One year ago today, I wrote my first post for Notebook of Ghosts. People always ask where the name of the blog came from. I have always kept commonplace books about the occult and wanted to translate this very personal activity to a rather public blog. I am so glad I did. I have been introduced to so many online communities: the folklorists, the death positive advocates, and young adult horror writers. My writing has appeared on sites I admire: Dirge Magazine and Death and The Maiden. Twitter has also been supportive and welcoming. Thank you so much for a wonderful, spooky year.

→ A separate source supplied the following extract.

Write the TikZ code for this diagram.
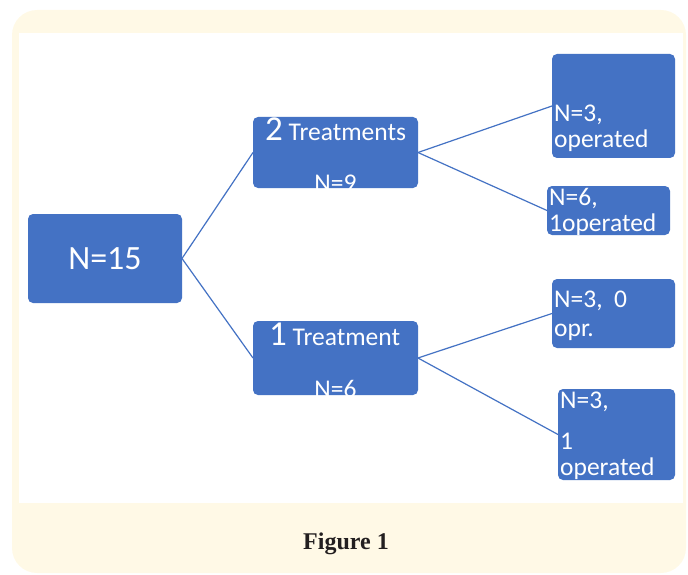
\documentclass[tikz,border=0pt]{standalone}
\usepackage{fontspec}
\newfontfamily\calib{Carlito}
\newfontfamily\capfont{Liberation Serif}
\definecolor{boxblue}{HTML}{4472C4}
\definecolor{cream}{HTML}{FFF9E6}
\definecolor{captext}{HTML}{231F20}

\begin{document}
\begin{tikzpicture}[x=1pt,y=-1pt,
                    box/.style={fill=boxblue,rounded corners=5pt,anchor=north west,
                                inner sep=0pt,outer sep=0pt},
                    txt/.style={text=white,inner sep=0pt,
                                font=\calib\fontsize{25.5}{26}\selectfont},
                    lines/.style={txt,align=left,anchor=north west},
                    link/.style={draw=boxblue,line width=1.2pt}]
  \useasboundingbox (0,0) rectangle (688,575);
  \fill[cream,rounded corners=25pt] (12,10) rectangle (686,573);
  \fill[white] (19,33) rectangle (683,503);

  \node[box,minimum width=154pt,minimum height=89pt,text=white,
        font=\calib\fontsize{34}{34}\selectfont] (root) at (28,214) {N=15};
  \node[box,minimum width=165pt,minimum height=71pt] (two) at (253,117) {};
  \node[box,minimum width=165pt,minimum height=74pt] (one) at (253,321) {};
  \node[box,minimum width=123pt,minimum height=104pt] (opA) at (552,54) {};
  \node[box,minimum width=123pt,minimum height=49pt] (opB) at (547,186) {};
  \node[box,minimum width=123pt,minimum height=69pt] (opC) at (552,279) {};
  \node[box,minimum width=117pt,minimum height=91pt] (opD) at (558,389) {};

  \node[txt,anchor=base west] (twoT) at (265,141)
    {{\fontsize{35}{35}\selectfont 2} Treatments};
  \node[txt,anchor=base west] (oneT) at (269,345)
    {{\fontsize{35}{35}\selectfont 1} Treatment};
  % the N= lines of the middle boxes run past the bottom edge
  \begin{scope}
    \clip[rounded corners=5pt] (two.south west) rectangle (two.north east);
    \node[txt,anchor=base] (twoN) at (335.5,191) {N=9};
  \end{scope}
  \begin{scope}
    \clip[rounded corners=5pt] (one.south west) rectangle (one.north east);
    \node[txt,anchor=base] (oneN) at (335.5,397) {N=6};
  \end{scope}

  \node[lines] (opAT) at (554,105) {N=3,\\operated};
  \begin{scope}
    \clip[rounded corners=5pt] (opB.south west) rectangle (opB.north east);
    \node[lines] (opBT) at (549,188) {N=6,\\1operated};
  \end{scope}
  \node[lines,font=\calib\fontsize{25.5}{29}\selectfont] (opCT) at (554,291)
    {N=3,\ \ 0\\opr.};
  \node[lines] (opDT) at (560,392) {N=3,\\[15pt]1\\operated};

  \draw[link] (root.east) -- (two.west);
  \draw[link] (root.east) -- (one.west);
  \draw[link] (two.east) -- (opA.west);
  \draw[link] (two.east) -- (opB.west);
  \draw[link] (one.east) -- (opC.west);
  \draw[link] (one.east) -- (opD.west);

  \node[text=captext,inner sep=0pt,anchor=base,
        font=\capfont\bfseries\fontsize{24}{24}\selectfont] (caption) at (346,549)
    {Figure 1};
\end{tikzpicture}
\end{document}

Before I start 2017 with a new post, I wanted to look back on some of my favorite posts!

Favorite Posts

Favorite Cemetery Visits (Indiana)

What’s Next?

This year, I have several blog-related (and personal) goals, including:

  • Sharing more images from my commonplace book (on the blog and Instagram)
  • Writing more substantial (and maybe less frequent) blog posts
  • Visiting more cemeteries (and hopefully Salem, MA)
  • Reading as many ghost stories in literature as possible
  • (Maybe) Bringing back my Pinterest page

This blog, and the communities attached to it, will keep me going in the frightening political climate of America (to be frank). When I write, I hide; this year won’t be any different. I will savor the moments when I’m in my office with candles lit and a blank notebook page, ready for a new ghostly adventure.